REDHA, Mohammad Abdul. Request received from the United States in 2001. "Discharged" on June 23, 2003. No information provided.



EBKE, Lothar "Walter": Request received from Germany in 2000. Extradited October 30, 2003. Charged with being part of a group that shot a judge and top immigration official in West Berlin in the 1980s and staged an unsuccessful bombing attempt in the city.



PERERA-SALAZAR, Gorka: Request received from Spain in 2001. Extradited in 2005. One of two Basque separatists who fled to Montréal in 1997. They'd been out on bail after admitting to blowing up Spanish ATM - an admission coerced by torture, their lawyer argued.



PLAGARO PEREZ DE ARRILUCEA, Eduardo: Request received from Spain in 2001. Extradited in 2005. One of two Basque separatists who fled to Montréal in 1997. They'd been out on bail after admitting to blowing up Spanish ATM - an admission coerced by torture, their lawyer argued.



MOHAMED, Anwar Farah: Request received from the United States in 2005. Extradited on January 20, 2006.



REUMAYR, Alfred: Request received from the United States in 1999. Extradited April 26, 2006. He had planned to blow up sections of the Trans-Alaska Pipeline System, and was convicted in 2008.



SCARPITTI, Michael James: Request received from the United States in 2004. Extradited February 29, 2008. The environmental activist had been accused of destroying concrete-mixing trucks and logging trucks, causing $250,000 damage.



OUZGHAR, Abdella: Request received from France in 2003. Extradited June 11, 2009. Was alleged to have trained with terrorist groups in Bosnia and had been found guilty in absentia in a Paris court.



MYLVAGANAM, Ramanan: Request received from the United States in 2006. Extradited September 25, 2009. The accused Tamil Tiger supporter and University of Waterloo student was deported after a joint FBI-RCMP investigation.



KHADR, Abdullah: Request received from the United States in 2005. Judicially stayed by the Supreme Court on November 3, 2011, ending the process. Ottawa fought to extradite Mr. Khadr, whose brother Omar, a fellow Canadian, remains the last Westerner held in Guantanamo Bay. Abdullah Khadr's extradition was blocked by courts because of his "shocking" treatment by Pakistani authorities, who the U.S. government paid $500,000 to arrest him.

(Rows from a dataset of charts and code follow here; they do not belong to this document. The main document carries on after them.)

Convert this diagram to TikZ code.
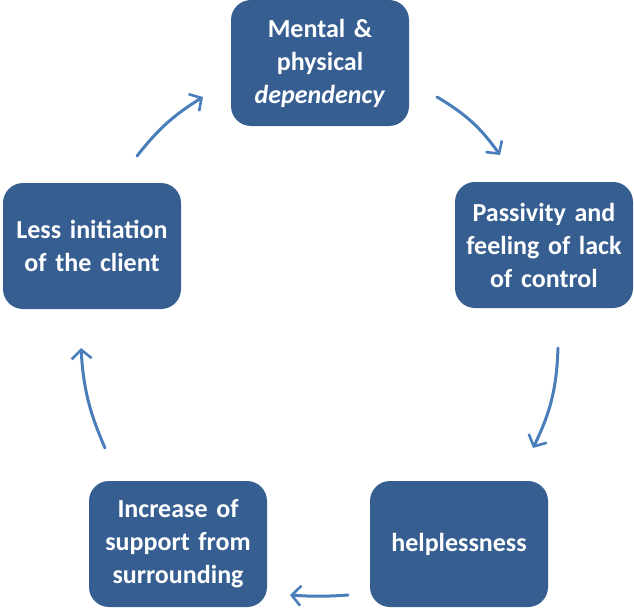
\documentclass[tikz,border=0pt]{standalone}
\usepackage{fontspec}
\setmainfont{Carlito}
\usetikzlibrary{arrows.meta}
\definecolor{boxblue}{RGB}{54,94,145}
\definecolor{arrowblue}{RGB}{74,126,187}
\tikzset{
  cbox/.style={draw=none, fill=boxblue, rounded corners=20pt, minimum width=178pt, minimum height=126pt,
    text width=170pt, align=center, text=white, inner sep=0pt,
    font=\fontsize{26}{33}\selectfont\bfseries},
  carrow/.style={draw=arrowblue, line width=3pt, line cap=round,
    -{Straight Barb[length=9pt,width=20pt,line width=2.6pt]}}
}
\begin{document}
\begin{tikzpicture}[x=1pt,y=1pt]
\useasboundingbox (0,0) rectangle (634,-610);
\node[cbox] (top) at (320,-63) {Mental \&\\physical\\\textit{dependency}};
\node[cbox] (right) at (544,-245) {Passivity and\\feeling of lack\\of control};
\node[cbox] (br) at (459,-544) {helplessness};
\node[cbox] (bl) at (178,-544) {Increase of\\support from\\surrounding};
\node[cbox] (left) at (92,-246) {Less initiation\\of the client};
\coordinate (a1s) at (437,-97);  \coordinate (a1e) at (500,-155);
\coordinate (a2s) at (558,-348); \coordinate (a2e) at (533,-448);
\coordinate (a3s) at (348,-595); \coordinate (a3e) at (290,-595);
\coordinate (a4s) at (105,-448); \coordinate (a4e) at (81,-348);
\coordinate (a5s) at (137,-156); \coordinate (a5e) at (203,-97);
\draw[carrow] (a1s) to[bend left=12] (a1e);
\draw[carrow] (a2s) to[bend left=12] (a2e);
\draw[carrow] (a3s) to[bend left=4] (a3e);
\draw[carrow] (a4s) to[bend left=10] (a4e);
\draw[carrow] (a5s) to[bend left=10] (a5e);
\end{tikzpicture}
\end{document}
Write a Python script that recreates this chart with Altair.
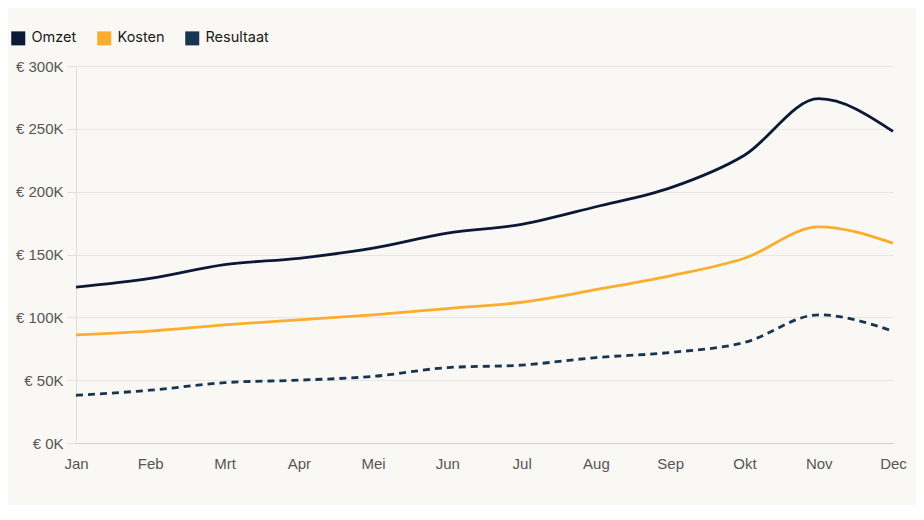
import altair as alt
import pandas as pd

months = ["Jan", "Feb", "Mrt", "Apr", "Mei", "Jun", "Jul", "Aug", "Sep", "Okt", "Nov", "Dec"]
omzet = [124, 131, 142, 147, 155, 167, 174, 188, 203, 229, 274, 248]
kosten = [86, 89, 94, 98, 102, 107, 112, 122, 133, 147, 172, 159]
resultaat = [38, 42, 48, 50, 53, 60, 62, 68, 72, 80, 102, 89]

series = ["Omzet", "Kosten", "Resultaat"]
colors = ["#0b1836", "#fbad2b", "#173450"]

rows = []
for name, vals in zip(series, [omzet, kosten, resultaat]):
    for m, v in zip(months, vals):
        rows.append({"maand": m, "serie": name, "waarde": v * 1000})
df = pd.DataFrame(rows)

x = alt.X("maand:N", sort=months, title=None,
          scale=alt.Scale(type="point", padding=0),
          axis=alt.Axis(labelAngle=0, ticks=False, labelPadding=13, domainColor="#d0d0d0"))
y = alt.Y("waarde:Q", title=None,
          scale=alt.Scale(domain=[0, 300000]),
          axis=alt.Axis(values=[0, 50000, 100000, 150000, 200000, 250000, 300000],
                        labelExpr="'€ ' + format(datum.value/1000, 'd') + 'K'",
                        tickSize=9, tickColor="#e0e0e0", domainColor="#e0e0e0",
                        gridColor="#e8e6e1", labelPadding=4))
color = alt.Color("serie:N", sort=series, title=None,
                  scale=alt.Scale(domain=series, range=colors),
                  legend=alt.Legend(orient="none", legendX=-65, legendY=-35, direction="horizontal",
                                    symbolType="square", symbolSize=25, symbolStrokeWidth=9,
                                    labelFontSize=14.5, labelColor="#1a1a1a", columnPadding=6,
                                    labelOffset=6))

base = alt.Chart(df).encode(x=x, y=y, color=color)
solid = base.transform_filter("datum.serie != 'Resultaat'").mark_line(
    interpolate="monotone", strokeWidth=2.8)
dashed = base.transform_filter("datum.serie == 'Resultaat'").mark_line(
    interpolate="monotone", strokeWidth=2.8, strokeDash=[7, 5])

chart = alt.layer(solid, dashed).properties(
    width=817, height=377,
    background="#f9f8f5",
    autosize=alt.AutoSizeParams(type="none"),
    padding={"left": 68, "top": 58, "right": 23, "bottom": 62},
).configure_view(stroke=None).configure_axis(
    labelFont="Liberation Sans", labelFontSize=15, labelColor="#555555"
).configure_legend(labelFont="Inter")

chart.save("out.html", embed_options={"renderer": "svg", "actions": False})
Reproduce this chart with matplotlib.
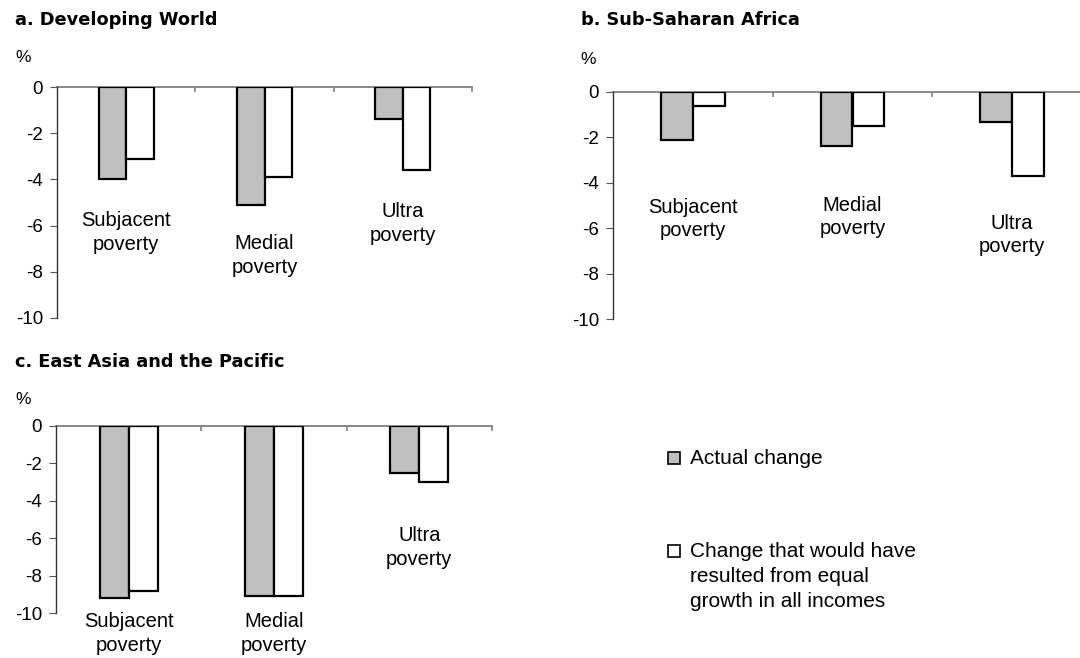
import matplotlib
matplotlib.use("Agg")
import matplotlib.pyplot as plt
from matplotlib.patches import Rectangle
import numpy as np

# ---- data ----
categories = ["Subjacent\npoverty", "Medial\npoverty", "Ultra\npoverty"]
panel_titles = ["a. Developing World", "b. Sub-Saharan Africa", "c. East Asia and the Pacific"]
series_names = ["Actual change",
                "Change that would have\nresulted from equal\ngrowth in all incomes"]

actual_a = [-4.0, -5.1, -1.4]
equal_a = [-3.1, -3.9, -3.6]
actual_b = [-2.1, -2.4, -1.3]
equal_b = [-0.6, -1.5, -3.7]
actual_c = [-9.2, -9.1, -2.5]
equal_c = [-8.8, -9.1, -3.0]

yticks = [0, -2, -4, -6, -8, -10]

# label vertical positions (data units) per panel
label_y_a = [-6.3, -7.3, -5.9]
label_y_b = [-5.6, -5.5, -6.3]
label_y_c = [-11.1, -11.1, -6.5]

W, H = 1080, 658
fig = plt.figure(figsize=(W / 100, H / 100), dpi=100)
fig.patch.set_facecolor("white")

SANS = ["Liberation Sans", "DejaVu Sans"]
GRAY_FILL = "#C0C0C0"
TOP_SPINE = "#808080"
LEFT_SPINE = "#333333"
TICK_COL = "#555555"


def px_axes(l, r, t, b):
    return [l / W, 1 - b / H, (r - l) / W, (b - t) / H]


def panel(rect, actual, equal, label_y, title, title_xy, pct_xy):
    ax = fig.add_axes(px_axes(*rect))
    x = np.arange(len(categories))
    wbar = 0.2
    ax.bar(x - wbar, actual, width=wbar, align="edge", color=GRAY_FILL,
           edgecolor="black", linewidth=1.6, zorder=3)
    ax.bar(x, equal, width=wbar, align="edge", color="white",
           edgecolor="black", linewidth=1.6, zorder=3)
    ax.set_xlim(-0.5, 2.5)
    ax.set_ylim(-10, 0)
    for s in ["right", "bottom"]:
        ax.spines[s].set_visible(False)
    ax.spines["top"].set_color(TOP_SPINE)
    ax.spines["top"].set_linewidth(1.3)
    ax.spines["left"].set_color(LEFT_SPINE)
    ax.spines["left"].set_linewidth(1.0)
    ax.spines["top"].set_zorder(2)
    ax.set_yticks(yticks)
    ax.set_yticklabels([str(v) for v in yticks], fontsize=13.5, family=SANS)
    ax.tick_params(axis="y", direction="out", length=5, color=TICK_COL, pad=5)
    ax.xaxis.set_ticks_position("top")
    ax.set_xticks([0.5, 1.5, 2.5])
    ax.set_xticklabels([])
    ax.tick_params(axis="x", direction="in", length=3.5, color=TOP_SPINE,
                   width=1.2, labeltop=False, labelbottom=False)
    for xi, (lab, ly) in enumerate(zip(categories, label_y)):
        ax.text(xi, ly, lab, ha="center", va="center", fontsize=14.5,
                family=SANS, linespacing=1.3, clip_on=False)
    fig.text(title_xy[0] / W, 1 - title_xy[1] / H, title, fontsize=12.8,
             fontweight="bold", family=["DejaVu Sans"], ha="left", va="center")
    fig.text(pct_xy[0] / W, 1 - pct_xy[1] / H, "%", fontsize=12.5,
             family=SANS, ha="left", va="center")
    return ax


panel((57, 472, 87, 318), actual_a, equal_a, label_y_a, panel_titles[0], (15, 20), (15, 58))
panel((613, 1092, 92, 319), actual_b, equal_b, label_y_b, panel_titles[1], (581, 20), (580, 59))
panel((56, 492, 426, 613), actual_c, equal_c, label_y_c, panel_titles[2], (15, 362), (15, 400))

# ---- legend (manual) ----
legend_items = [(GRAY_FILL, series_names[0], 452, 458),
                ("white", series_names[1], 545, 551)]
for fc, txt, sq_top, txt_y in legend_items:
    fig.add_artist(Rectangle((668 / W, 1 - (sq_top + 12) / H), 12 / W, 12 / H,
                             transform=fig.transFigure, facecolor=fc,
                             edgecolor="black", linewidth=1.2))
    fig.text(690 / W, 1 - (txt_y - 9) / H, txt, fontsize=15, family=SANS,
             ha="left", va="top", linespacing=1.4)

fig.savefig("out.png", dpi=100, facecolor="white")
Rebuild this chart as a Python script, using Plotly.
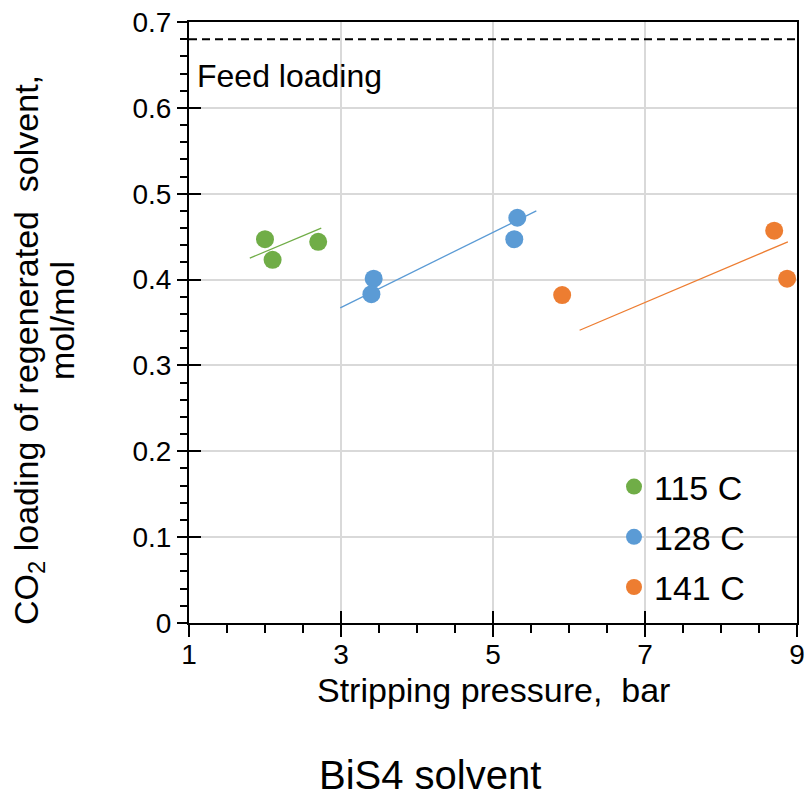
import plotly.graph_objects as go

# ---- data ----
series_names = ["115 C", "128 C", "141 C"]
series_colors = ["#70AD47", "#5B9BD5", "#ED7D31"]

x_115 = [2.00, 2.10, 2.70]
y_115 = [0.447, 0.423, 0.444]
x_128 = [3.43, 3.40, 5.28, 5.32]
y_128 = [0.401, 0.383, 0.447, 0.472]
x_141 = [5.91, 8.70, 8.87]
y_141 = [0.382, 0.457, 0.401]

trend_x_115 = [1.80, 2.74]
trend_y_115 = [0.425, 0.460]
trend_x_128 = [2.99, 5.57]
trend_y_128 = [0.367, 0.480]
trend_x_141 = [6.14, 8.88]
trend_y_141 = [0.341, 0.444]

feed_x = [1, 9]
feed_y = [0.68, 0.68]
feed_label = "Feed loading"

x_ticks = [1, 3, 5, 7, 9]
y_ticks = [0, 0.1, 0.2, 0.3, 0.4, 0.5, 0.6, 0.7]
y_tick_labels = ["0", "0.1", "0.2", "0.3", "0.4", "0.5", "0.6", "0.7"]

x_title = "Stripping pressure,  bar"
y_title_1 = "CO<sub>2</sub> loading of regenerated  solvent,"
y_title_2 = "mol/mol"
caption = "BiS4 solvent"

FONT = "Liberation Sans, Arial, sans-serif"
W, H = 808, 802
ML, MR, MT, MB = 189, 11, 22, 179
PW, PH = W - ML - MR, H - MT - MB


def px_x(p):
    return (p - ML) / PW


def px_y(p):
    return (H - MB - p) / PH


fig = go.Figure()

fig.add_trace(go.Scatter(x=feed_x, y=feed_y, mode="lines",
                         line=dict(color="black", width=2, dash="8px,5px"),
                         showlegend=False, hoverinfo="skip"))

points = [(x_115, y_115), (x_128, y_128), (x_141, y_141)]
trends = [(trend_x_115, trend_y_115), (trend_x_128, trend_y_128), (trend_x_141, trend_y_141)]

for i, col in enumerate(series_colors):
    tx, ty = trends[i]
    fig.add_trace(go.Scatter(x=tx, y=ty, mode="lines", line=dict(color=col, width=1.3),
                             showlegend=False, hoverinfo="skip"))
for i, (name, col) in enumerate(zip(series_names, series_colors)):
    px_, py_ = points[i]
    fig.add_trace(go.Scatter(x=px_, y=py_, mode="markers", name=name,
                             marker=dict(color=col, size=18, line=dict(width=0)),
                             legendgroup=name))

fig.add_trace(go.Scatter(x=[None], y=[None], xaxis="x2", yaxis="y2", showlegend=False,
                         hoverinfo="skip"))

fig.update_layout(
    width=W, height=H,
    margin=dict(l=ML, r=MR, t=MT, b=MB),
    paper_bgcolor="white", plot_bgcolor="white",
    font=dict(family=FONT, size=28, color="black"),
    showlegend=True,
    legend=dict(x=px_x(614), y=px_y(458), xanchor="left", yanchor="top",
                bgcolor="rgba(0,0,0,0)", font=dict(size=34, family=FONT),
                tracegroupgap=3, itemwidth=30),
    xaxis=dict(range=[1, 9], tickvals=x_ticks, ticktext=[str(v) for v in x_ticks],
               showgrid=True, gridcolor="#D9D9D9", gridwidth=2,
               showline=True, linecolor="black", linewidth=2, mirror=True,
               ticks="outside", ticklen=12, tickwidth=2, tickcolor="black",
               minor=dict(dtick=0.5, tick0=1, ticks="outside", ticklen=8, tickwidth=2,
                          tickcolor="black", showgrid=False),
               tickfont=dict(size=28), zeroline=False, automargin=False,
               ticklabelstandoff=-7, ticklabeloverflow="allow"),
    yaxis=dict(range=[0, 0.7], tickvals=y_ticks, ticktext=y_tick_labels,
               showgrid=True, gridcolor="#D9D9D9", gridwidth=2,
               showline=True, linecolor="black", linewidth=2, mirror=True,
               ticks="outside", ticklen=10, tickwidth=2, tickcolor="black",
               minor=dict(dtick=0.02, tick0=0, ticks="outside", ticklen=7, tickwidth=2,
                          tickcolor="black", showgrid=False),
               tickfont=dict(size=28), zeroline=False, automargin=False,
               ticklabeloverflow="allow"),
    xaxis2=dict(overlaying="x", matches="x", range=[1, 9], tickvals=x_ticks,
                showticklabels=False, showgrid=False, showline=False, zeroline=False,
                ticks="inside", ticklen=12, tickwidth=2, tickcolor="black", side="bottom",
                automargin=False),
    yaxis2=dict(overlaying="y", matches="y", range=[0, 0.7], tickvals=y_ticks,
                showticklabels=False, showgrid=False, showline=False, zeroline=False,
                ticks="inside", ticklen=12, tickwidth=2, tickcolor="black", side="left",
                automargin=False),
    annotations=[
        dict(x=1.08, y=0.637, xref="x", yref="y", text=feed_label, showarrow=False,
             xanchor="left", yanchor="middle", font=dict(size=32, family=FONT)),
        dict(x=px_x(493), y=px_y(690), xref="paper", yref="paper", text=x_title,
             showarrow=False, xanchor="center", yanchor="middle",
             font=dict(size=34, family=FONT)),
        dict(x=px_x(28), y=px_y(350), xref="paper", yref="paper", text=y_title_1,
             showarrow=False, xanchor="center", yanchor="middle", textangle=-90,
             font=dict(size=34, family=FONT)),
        dict(x=px_x(62), y=px_y(321), xref="paper", yref="paper", text=y_title_2,
             showarrow=False, xanchor="center", yanchor="middle", textangle=-90,
             font=dict(size=34, family=FONT)),
        dict(x=px_x(430), y=px_y(775), xref="paper", yref="paper", text=caption,
             showarrow=False, xanchor="center", yanchor="middle",
             font=dict(size=40, family=FONT)),
    ],
)

# remove the browser's default 8px body margin so the figure fills the window exactly
fig.write_html("out.html",
               config={"displayModeBar": False},
               post_script="document.body.style.margin='0';document.body.style.overflow='hidden';")
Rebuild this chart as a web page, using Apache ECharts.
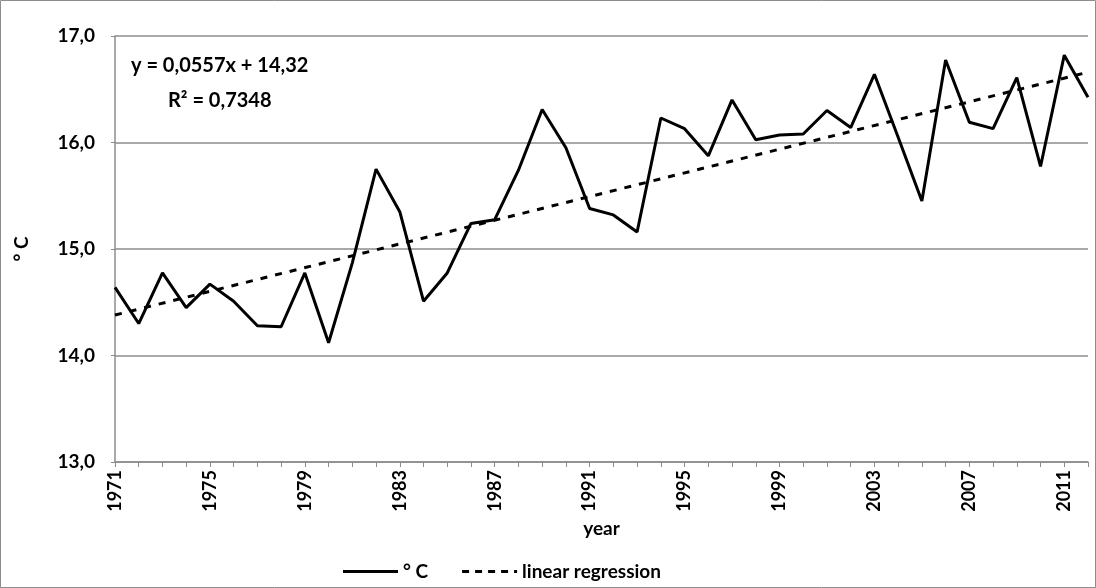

NADARAJAH, Piratheepan: Request received from the United States in 2006. Currently pending before the Supreme Court. One of two men accused of helping the Tamil Tigers buy surface-to-air missiles and AK-47s. They're appealing, saying labelling political activism as terrorism infringes on their Charter rights.



SRISKANDARAJAH, Suresh: Request received from the United States in 2006. Currently pending before the Supreme Court. Currently pending before the Supreme Court. One of two men accused of helping the Tamil Tigers buy surface-to-air missiles and AK-47s. They're appealing, saying labelling political activism as terrorism infringes on their Charter rights.



DIAB, Hassan: Request received from France in 2008. Currently pending before Justice Minister Rob Nicholson. A court ruled in June, 2011, that the Ottawa sociology professor should be sent to France to face charges stemming from a 1980 synagogue bombing. It's now up to the minister.



ISA, Faruq Khalil Muhammad, also known as Sayfildin Tahir Sharif. Request received from the United States in 2011. Extradition hearing scheduled to begin Monday, Jan. 30.